Case Study: Project Management

PROJECT MANAGEMENT IN PRACTICE


Heathrow Terminal 5
Construction of Heathrow’s Terminal 5 was a £4.2 billion programme comprising 16 major
projects, including airport infrastructure, all service tunnels, road and rail links. The
programme included the construction of the main terminal and two satellite buildings (the
second of which will be completed by 2011), 60 aircraft stands (some already operational), a
new air traffic control tower, a 4000-space multi-storey car park, the creation of a new spur
road from the M25, a 600-bed hotel, the diversion of two rivers and over 13 km of bored
tunnel, including extensions to the Heathrow Express and Piccadilly Line services. It was
given the go-ahead in November 2001, construction started on site in September 2002 and
phase one went into service on time and on budget in March 2008. The project itself
involved 60 main (first-tier) contractors. The vision for the project was ambitious – not just
completion on time and within budget, but to ‘create a new standard for project delivery in
the UK’ – a requirement of the process. In addition, the principles of ‘fair reward for
achievements of our partners’ (the contractors) and ‘no surprises for BAA shareholders’
were established.

Figure 1: Heathrow Terminal 5

Contracts
The basis of the contract between BAA, its main client (BA) and its 60 main suppliers was
the ‘Team Handbook’. The contracts were reimbursable, with open-book accounting and
sampling audit. The contracts were also incentivised, with payments for saving made based
on a share of a reward fund – a pooled fund of the benefits gained, which would be
distributed on the achievement of key milestones in the construction phase and on the
achievement of key objectives during the operational phase.
The claim is ‘closer to fewer’ with long-term contracts awarded based on good past working
relationships and willingness to innovate practices. Where suppliers, particularly materials
suppliers, were having problems meeting the requirements of the project, ‘parachute teams’
were made available to enable improvement. These were funded as part of the contract by
BAA, as was the enterprise database – the real-time information system.
The contract was described as behavioural, setting out the values, norms and expectations
for the project. Values included statements of mutual respect and the principles of
recognition for performance. Norms were set out as processes that would be followed, for
instance in getting approval for changes. Expectations included training standards –
minimum 2 per cent of people’s time with an expectation of 5 per cent. In the team handbook
it was stated that: ‘When both our company and your company sign the agreement at the

Department of Strategy and Management, University of Bedfordshire (Dr Nasrullah K. Khilji)

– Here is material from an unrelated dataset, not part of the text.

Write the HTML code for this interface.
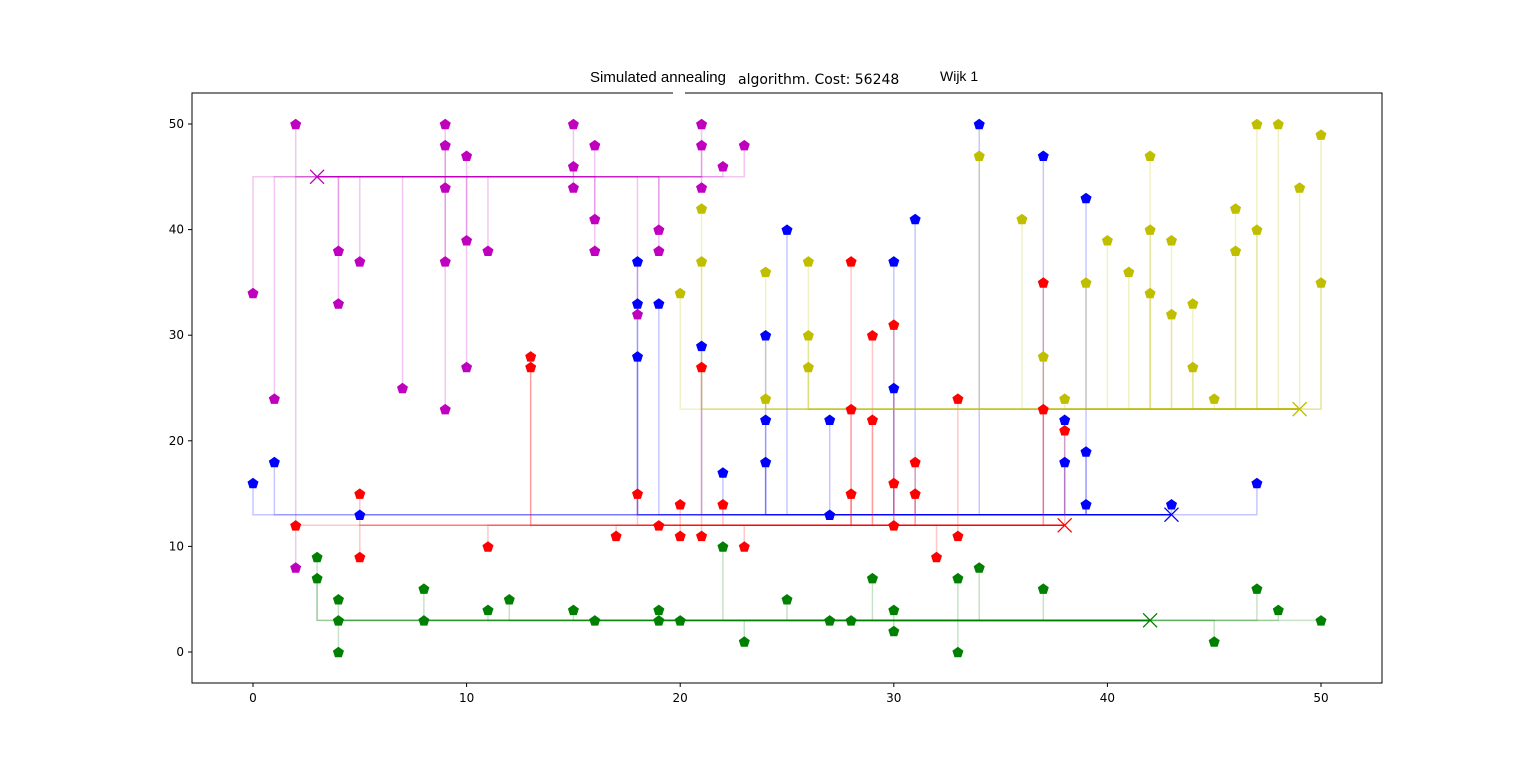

BSS052-6: Project and Operations Management
Case Study: Project Management
end of the team handbook, the handbook is also our contract; our agreement to work to
achieve success, together.’ The contract therefore was rather different to the conventional
work arrangement, where detailed specifications are set out in an attempt to ensure delivery.
It was clear that here the principles were completely consistent with the ‘Beyond Partnership’
approach.
These were the principles of operation.
In practice, the arrangements appeared to have worked well. During a site visit to prepare
this case, all the interviewees stressed the reality of the high levels of collaboration and
cooperation between parties, whatever their role or employing firm. Of particular impact were
the performance measures used which were deliberately designed to ensure the necessary
levels of collaboration were achieved. Indeed, there was a notable loss of individuals’
company identity in the people interviewed, and higher levels of apparent empowerment and
acceptance of personal responsibility. People defined their team roles in terms of ‘belonging
to the T5 project’.

Risk
The fundamental of the project was that ‘BAA holds all of the risk, all of the time’. This was in
contrast to the conventional construction approach, which requires that risk is ‘contracted
out’, thereby in principle reducing the project risk.
There was a strong rationale for BAA’s approach. It claimed that this allowed the contractors
to focus on the project, problem-solving and enhancing the product, rather than being
concerned about avoiding litigation for time delays, for instance, or relying on post-
completion claims for making the work profitable. This approach required a high degree of
openness on the part of the contractors and removal of local buffers – both of time and cost
– to a central pool. Such pooling of risk and contingency has been shown to be superior to
localised arrangements.
Moreover, and in many ways unique to the industry, the opportunities were treated in the
same way. Conformance to the expectation was the minimum requirement. BAA realised the
ambition of allowing structured flexibility, enabling changes and problem-solving, without
losing control of the end-product or costs. The aspiration is described in Figure 2 below.
Hierarchies of risk registers (at project, delivery team, functional team and task level) were
maintained, as would be expected. Opportunities were managed on an ongoing basis, with
the focus being product enhancement and the removal of waste from the value-stream.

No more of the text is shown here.